--- start of EXERCISE INPUTS ---

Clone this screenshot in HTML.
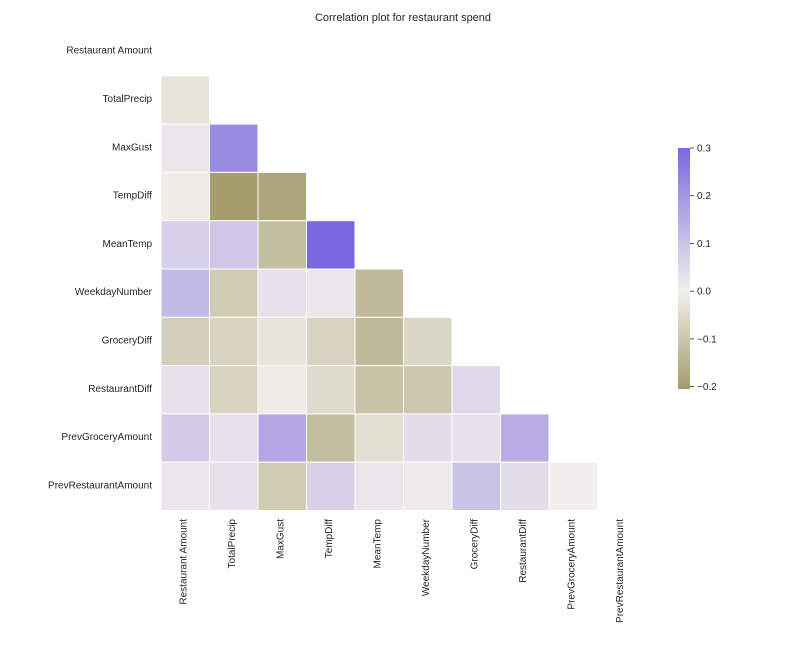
<!DOCTYPE html>
<html><head><meta charset="utf-8"><style>
body{margin:0;background:#fff;font-family:"Liberation Sans",sans-serif;}
svg text{font-family:"Liberation Sans",sans-serif;fill:#262626;}
</style></head><body>
<svg id="chart" width="792" height="648">
<text x="403" y="21" font-size="11" text-anchor="middle">Correlation plot for restaurant spend</text>
<g id="cells"></g><g id="labels"></g><g id="cbar"></g>
</svg>
<script>
const labels=["Restaurant Amount","TotalPrecip","MaxGust","TempDiff","MeanTemp","WeekdayNumber","GroceryDiff","RestaurantDiff","PrevGroceryAmount","PrevRestaurantAmount"];
const corrRows=[
[],
[-0.03],
[0.02,0.22],
[-0.01,-0.2,-0.18],
[0.07,0.09,-0.12,0.3],
[0.12,-0.09,0.03,0.02,-0.13],
[-0.08,-0.07,-0.03,-0.07,-0.13,-0.06],
[0.03,-0.07,-0.01,-0.05,-0.11,-0.1,0.05],
[0.08,0.03,0.16,-0.12,-0.04,0.04,0.03,0.15],
[0.02,0.03,-0.09,0.07,0.02,0.01,0.1,0.04,0.0]];
const cbarTicks=[0.3,0.2,0.1,0.0,-0.1,-0.2];
const vmin=-0.205,vmax=0.3;
const NS="http://www.w3.org/2000/svg";
const x0=161,y0=27.5,cw=48.5,ch=48.3;
const xs=i=>x0+i*cw, ys=i=>y0+i*ch;
function lerp(a,b,t){return a.map((v,i)=>Math.round(v+(b[i]-v)*t));}
const neg=[164,155,107],mid=[242,240,236],pos=[123,104,224];
function color(v){let c=v<0?lerp(mid,neg,Math.min(1,v/vmin)):lerp(mid,pos,Math.min(1,v/vmax));return `rgb(${c})`;}
const cells=document.getElementById('cells');
corrRows.forEach((row,r)=>row.forEach((v,c)=>{
 const e=document.createElementNS(NS,'rect');
 e.setAttribute('x',xs(c));e.setAttribute('y',ys(r));e.setAttribute('width',cw);e.setAttribute('height',ch);
 e.setAttribute('fill',color(v));e.setAttribute('stroke','#fff');e.setAttribute('stroke-width','1');
 
 
 cells.appendChild(e);
}));
const lg=document.getElementById('labels');
labels.forEach((l,i)=>{
 let t=document.createElementNS(NS,'text');
 t.setAttribute('x',152);t.setAttribute('y',ys(i)+ch/2+2);t.setAttribute('font-size','10');t.setAttribute('text-anchor','end');
 t.textContent=l;
 
 
 lg.appendChild(t);
 t=document.createElementNS(NS,'text');
 const cx=xs(i)+cw/2+1;
 t.setAttribute('transform',`translate(${cx},519) rotate(-90)`);t.setAttribute('font-size','10');t.setAttribute('text-anchor','end');
 t.textContent=l;
 
 
 lg.appendChild(t);
});
const cb=document.getElementById('cbar');
const cbX=678,cbW=12,cbTop=148,cbBot=389;
const cy=v=>cbTop+(vmax-v)/(vmax-vmin)*(cbBot-cbTop);
const defs=document.createElementNS(NS,'defs');
defs.innerHTML=`<linearGradient id="g" x1="0" y1="0" x2="0" y2="1"><stop offset="0" stop-color="${color(vmax)}"/><stop offset="${(vmax/(vmax-vmin)).toFixed(3)}" stop-color="${color(0)}"/><stop offset="1" stop-color="${color(vmin)}"/></linearGradient>`;
cb.appendChild(defs);
const bar=document.createElementNS(NS,'rect');
bar.setAttribute('x',cbX);bar.setAttribute('y',cbTop);bar.setAttribute('width',cbW);bar.setAttribute('height',cbBot-cbTop);bar.setAttribute('fill','url(#g)');


cb.appendChild(bar);
cbarTicks.forEach(v=>{
 const y=cy(v);
 const ln=document.createElementNS(NS,'line');
 ln.setAttribute('x1',cbX+cbW);ln.setAttribute('x2',cbX+cbW+4);ln.setAttribute('y1',y);ln.setAttribute('y2',y);ln.setAttribute('stroke','#262626');ln.setAttribute('stroke-width','0.8');
 
 
 cb.appendChild(ln);
 const t=document.createElementNS(NS,'text');
 t.setAttribute('x',cbX+cbW+7);t.setAttribute('y',y+3.5);t.setAttribute('font-size','10');
 t.textContent=v<0?'\u2212'+Math.abs(v).toFixed(1):v.toFixed(1);
 
 
 cb.appendChild(t);
});
</script>
</body></html>
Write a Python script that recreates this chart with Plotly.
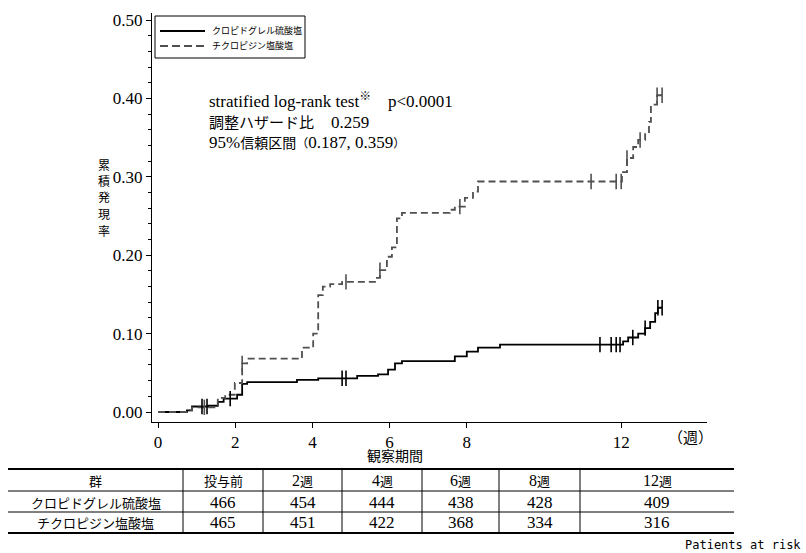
import plotly.graph_objects as go

# ---------------- data ----------------
clop_name = "クロピドグレル硫酸塩"
tic_name = "チクロピジン塩酸塩"

clop_t = [0, 0.75, 0.88, 1.30, 1.55, 1.70, 2.05, 2.18, 2.31, 3.60, 4.15, 5.16, 5.70, 5.96,
          6.14, 6.32, 7.69, 8.00, 8.29, 8.86, 12.05, 12.18, 12.44, 12.62, 12.75, 12.88, 12.95, 13.06]
clop_y = [0, 0.002, 0.007, 0.008, 0.013, 0.017, 0.022, 0.036, 0.038, 0.041, 0.043, 0.046, 0.048, 0.054,
          0.062, 0.065, 0.071, 0.077, 0.082, 0.086, 0.090, 0.095, 0.100, 0.107, 0.115, 0.126, 0.133, 0.133]
clop_cens = [1.14, 1.27, 1.87, 4.77, 4.87, 11.45, 11.74, 11.87, 11.97, 12.30, 12.62, 12.95, 13.06]

tic_t = [0, 0.75, 0.88, 1.55, 1.74, 1.99, 2.18, 2.31, 3.73, 4.02, 4.15, 4.27, 4.46, 4.77, 5.67,
         5.75, 5.93, 6.06, 6.19, 6.32, 7.56, 7.69, 7.95, 8.16, 8.29, 12.02, 12.15, 12.31, 12.44,
         12.62, 12.72, 12.77, 12.93, 13.06]
tic_y = [0, 0.002, 0.006, 0.018, 0.022, 0.037, 0.062, 0.068, 0.082, 0.100, 0.149, 0.160, 0.163, 0.166, 0.171,
         0.181, 0.198, 0.210, 0.247, 0.254, 0.258, 0.262, 0.273, 0.281, 0.294, 0.306, 0.324, 0.338, 0.347,
         0.357, 0.370, 0.392, 0.404, 0.404]
tic_cens = [1.20, 2.18, 4.87, 5.75, 7.82, 11.22, 11.87, 12.00, 12.15, 12.49, 12.93, 13.06]

x_ticks = [0, 2, 4, 6, 8, 12]
y_ticks = [0.0, 0.1, 0.2, 0.3, 0.4, 0.5]

table_header = ["群", "投与前", "2週", "4週", "6週", "8週", "12週"]
table_clop = [clop_name, "466", "454", "444", "438", "428", "409"]
table_tic = [tic_name, "465", "451", "422", "368", "334", "316"]


def jp(text, size):
    return f'<span style="font-family:Noto Sans CJK JP;font-size:{size}px">{text}</span>'


stats_lines = ["stratified log-rank test<sup>※</sup>    p&lt;0.0001",
               jp("調整ハザード比", 15) + "　0.259",
               "95%" + jp("信頼区間", 14) + jp("（", 12) + "0.187, 0.359" + jp("）", 12)]

y_title = "累積発現率"
x_title = "観察期間"
x_unit = "（週）"

# ---------------- helpers ----------------
W, H = 806, 553
L, R, T, B = 152, 707, 13, 422   # plot area in pixels


def px(x):
    return (x - L) / (R - L)


def py(y):
    return (B - y) / (B - T)


def step_at(ts, ys, t):
    v = ys[0]
    for ti, yi in zip(ts, ys):
        if ti <= t + 1e-9:
            v = yi
    return v


SERIF = "Liberation Serif, Noto Sans CJK JP, serif"
JP = "Noto Sans CJK JP, Liberation Serif, serif"

series = [
    dict(name=clop_name, t=clop_t, y=clop_y, cens=clop_cens, color="black", dash="solid"),
    dict(name=tic_name, t=tic_t, y=tic_y, cens=tic_cens, color="#505050", dash="7px,4px"),
]

fig = go.Figure()
for s in series:
    fig.add_trace(go.Scatter(x=s["t"], y=s["y"], mode="lines", line_shape="hv",
                             line=dict(color=s["color"], width=1.8, dash=s["dash"]),
                             name=s["name"], showlegend=False))
for s in series:
    fig.add_trace(go.Scatter(x=s["cens"], y=[step_at(s["t"], s["y"], t) for t in s["cens"]],
                             mode="markers", showlegend=False, hoverinfo="skip",
                             marker=dict(symbol="line-ns", size=11,
                                         line=dict(color=s["color"], width=1.6))))

x_lo = (L - 158) / 38.6
x_hi = (R - 158) / 38.6
y_lo = -(B - 412) / 784
y_hi = (412 - T) / 784

fig.update_xaxes(range=[x_lo, x_hi], tickvals=x_ticks, ticktext=[str(v) for v in x_ticks],
                 showline=True, linecolor="black", linewidth=1, ticks="outside", ticklen=5,
                 tickcolor="black", showgrid=False, zeroline=False,
                 tickfont=dict(family=SERIF, size=17, color="black"))
fig.update_yaxes(range=[y_lo, y_hi], tickvals=y_ticks, ticktext=[f"{v:.2f}" for v in y_ticks],
                 showline=True, linecolor="black", linewidth=1, ticks="outside", ticklen=5,
                 tickcolor="black", showgrid=False, zeroline=False,
                 minor=dict(dtick=0.02, ticks="outside", ticklen=3, tickcolor="black", showgrid=False),
                 tickfont=dict(family=SERIF, size=17, color="black"))

annotations = []
shapes = []


def note(x, y, text, size=17, family=SERIF, xanchor="center"):
    annotations.append(dict(x=px(x), y=py(y), xref="paper", yref="paper", text=text,
                            showarrow=False, xanchor=xanchor, yanchor="middle",
                            font=dict(family=family, size=size, color="black")))


def hline(x0, x1, y, width=1, color="black", dash="solid"):
    shapes.append(dict(type="line", xref="paper", yref="paper", x0=px(x0), x1=px(x1),
                       y0=py(y), y1=py(y), line=dict(color=color, width=width, dash=dash)))


# legend (drawn manually)
shapes.append(dict(type="rect", xref="paper", yref="paper", x0=px(155), x1=px(305),
                   y0=py(16), y1=py(58), line=dict(color="black", width=1), fillcolor="white"))
for i, s in enumerate(series):
    yy = 31 + 15 * i
    hline(160, 205, yy, width=1.8, color=s["color"], dash="solid" if s["dash"] == "solid" else "8px,4px")
    note(210, yy, s["name"], size=9, family=JP, xanchor="left")

# stats text
for i, s in enumerate(stats_lines):
    note(207, 100 + 21 * i, s, size=17, xanchor="left")
# axis titles
note(395, 455, x_title, size=14, family=JP)
note(690, 437, x_unit, size=15, family=JP)
for i, ch in enumerate(y_title):
    note(104, 164 + 16.5 * i, ch, size=12, family=JP)

# table
col_edges = [8, 183, 263, 342, 422, 499, 580, 734]
row_edges = [469, 491, 512, 532]
for yy, wd in [(469, 2), (491, 1), (512, 1), (533, 2)]:
    hline(8, 734, yy, width=wd)
for xe in col_edges[1:-1]:
    shapes.append(dict(type="line", xref="paper", yref="paper", x0=px(xe), x1=px(xe),
                       y0=py(469), y1=py(533), line=dict(color="black", width=1)))

for r, row in enumerate([table_header, table_clop, table_tic]):
    yc = (row_edges[r] + row_edges[r + 1]) / 2 + 0.5
    for c, txt in enumerate(row):
        xc = (col_edges[c] + col_edges[c + 1]) / 2
        if r == 0 and c > 1:
            note(xc, yc, txt[:-1] + jp(txt[-1], 13), size=16, family=SERIF)
        elif c == 0 or r == 0:
            note(xc, yc, txt, size=13, family=JP)
        else:
            note(xc, yc, txt, size=17, family=SERIF)

note(803, 545, "Patients at risk", size=12, family="DejaVu Sans Mono, monospace", xanchor="right")

fig.update_layout(
    width=W, height=H,
    margin=dict(l=L, r=W - R, t=T, b=H - B),
    paper_bgcolor="white", plot_bgcolor="white",
    showlegend=False,
    annotations=annotations,
    shapes=shapes,
)

fig.write_html("out.html")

--- end of EXERCISE INPUTS ---

In the listing above, find the line with "Write a Python" and the line with "12.62, 12.95, 13.06]". Copy exactly those two and every line between, without the pictures.

TASK ANSWER
Write a Python script that recreates this chart with Plotly.
import plotly.graph_objects as go

# ---------------- data ----------------
clop_name = "クロピドグレル硫酸塩"
tic_name = "チクロピジン塩酸塩"

clop_t = [0, 0.75, 0.88, 1.30, 1.55, 1.70, 2.05, 2.18, 2.31, 3.60, 4.15, 5.16, 5.70, 5.96,
          6.14, 6.32, 7.69, 8.00, 8.29, 8.86, 12.05, 12.18, 12.44, 12.62, 12.75, 12.88, 12.95, 13.06]
clop_y = [0, 0.002, 0.007, 0.008, 0.013, 0.017, 0.022, 0.036, 0.038, 0.041, 0.043, 0.046, 0.048, 0.054,
          0.062, 0.065, 0.071, 0.077, 0.082, 0.086, 0.090, 0.095, 0.100, 0.107, 0.115, 0.126, 0.133, 0.133]
clop_cens = [1.14, 1.27, 1.87, 4.77, 4.87, 11.45, 11.74, 11.87, 11.97, 12.30, 12.62, 12.95, 13.06]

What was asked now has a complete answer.